Architecture - Data Transmission Service - Alibaba Cloud Documentation Center

This topic describes the architecture of Data Transmission Service (DTS) and how it works in each replication mode.

DTS Architecture

Architecture description

Primary/secondary redundancy
Each module of DTS is deployed on servers with primary/secondary redundancy. The HA manager continuously performs health checks on each server. If an exception occurs on a server, the workloads on that server are switched over to a healthy server with minimal latency.
Endpoint change detection
For continuous data replications, such as data synchronization and change tracking, the HA manager detects the changes made to the endpoints of data sources. If an instance endpoint has changed, the HA manager reconfigures the data source to ensure the connection.

How DTS works in data migration mode

A complete data migration process consists of three phases: schema migration, full data migration, and incremental data migration. To keep the source database operational during data migration, you must select all the phases when you configure a data migration task.

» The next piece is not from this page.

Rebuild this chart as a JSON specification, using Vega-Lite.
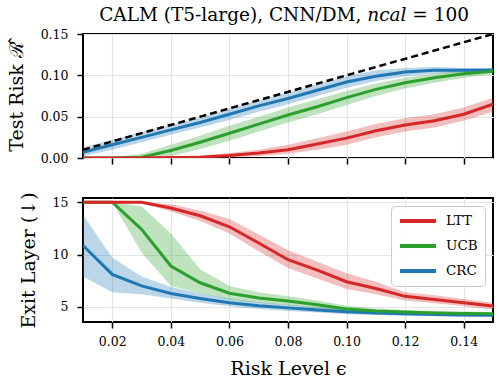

Schema migration: Before data is migrated, DTS re-creates a schema in the destination database. For data migration between heterogeneous databases, DTS parses DDL code of the source database and translates the code into the syntax of the destination database. Then, DTS re-creates the schema objects in the destination database.
Full data migration: DTS migrates the historical data from the source database to the destination database. The source database can remain operational, and data updates in the source database do not cease in this process. DTS uses an incremental data reader to capture the ongoing data updates that occur during the full data migration phase. Incremental data reading is activated when full data migration starts. During full data migration, incremental data is parsed, reformatted, and stored locally in the DTS server.
Incremental data migration: After full data migration is completed, DTS retrieves the incremental data stored locally in the DTS server, and reformats and migrates the data to the destination database. This process continues until all ongoing data changes are replicated to the destination database and the destination database is in sync with the source database.

How DTS works in data synchronization mode

In data synchronization mode, DTS replicates ongoing data changes between two data stores. This mode is typically used for OLTP-to-OLAP replications. OLTP stands for online transaction processing, whereas OLAP stands for online analytical processing. A data synchronization task consists of the following phases:

Initial data synchronization: DTS synchronizes the historical data from the source database to the destination database.
Real-time data synchronization: DTS synchronizes ongoing data changes and keeps the destination database in sync with the source database.

To synchronize ongoing data changes, DTS uses two components that work with transaction logs:

Transaction log reader: The transaction log reader obtains data from the source instance. After parsing, filtering, and syntax conversion, the data is persisted locally in the DTS server. The transaction log reader connects to the source instance over the corresponding protocol and reads the logs about the incremental data of the source instance. For example, this reader connects to an ApsaraDB RDS for MySQL instance over the binlog dump protocol.
Transaction log applier: The transaction log applier retrieves data updates from the transaction log reader, filters out the updates that are not related to the objects being replicated, and applies the filtered updates to the destination database. In this process, the transaction log applier maintains the atomicity, consistency, isolation, and durability (ACID) properties of transactions. Both the transaction log reader and the transaction log applier are deployed in redundancy mode. The HA manager checks the health conditions of each server. If an exception occurs, the execution of transaction logs is resumed on a healthy server.

How DTS works in change tracking mode

The change tracking mode allows you to obtain the logs about the incremental data of an ApsaraDB RDS instance in real time. You can track the logs on the change tracking server by using DTS SDKs. You can also customize data consumption rules based on your requirements.

The log processor obtains data from the source database. After parsing, filtering, and syntax conversion, the data is stored locally in the DTS server.

The log processor connects to the source instance over the corresponding protocol and reads the logs about the incremental data of the source instance. For example, this log processor connects to an ApsaraDB RDS for MySQL instance over the binlog dump protocol.

DTS ensures the high availability of the log processor and SDK-based consumption processes.

To ensure the high availability of the log processor, the HA manager restarts the log processor on a healthy service node when an exception is detected on the log processor.
To ensure the high availability of SDK-based consumption processes on the server, DTS allows you to start multiple SDK-based consumption processes for a single change tracking task. The server pushes incremental data by using a single process at a time. If an exception occurs in a process, the server pushes incremental data by using another consumption process.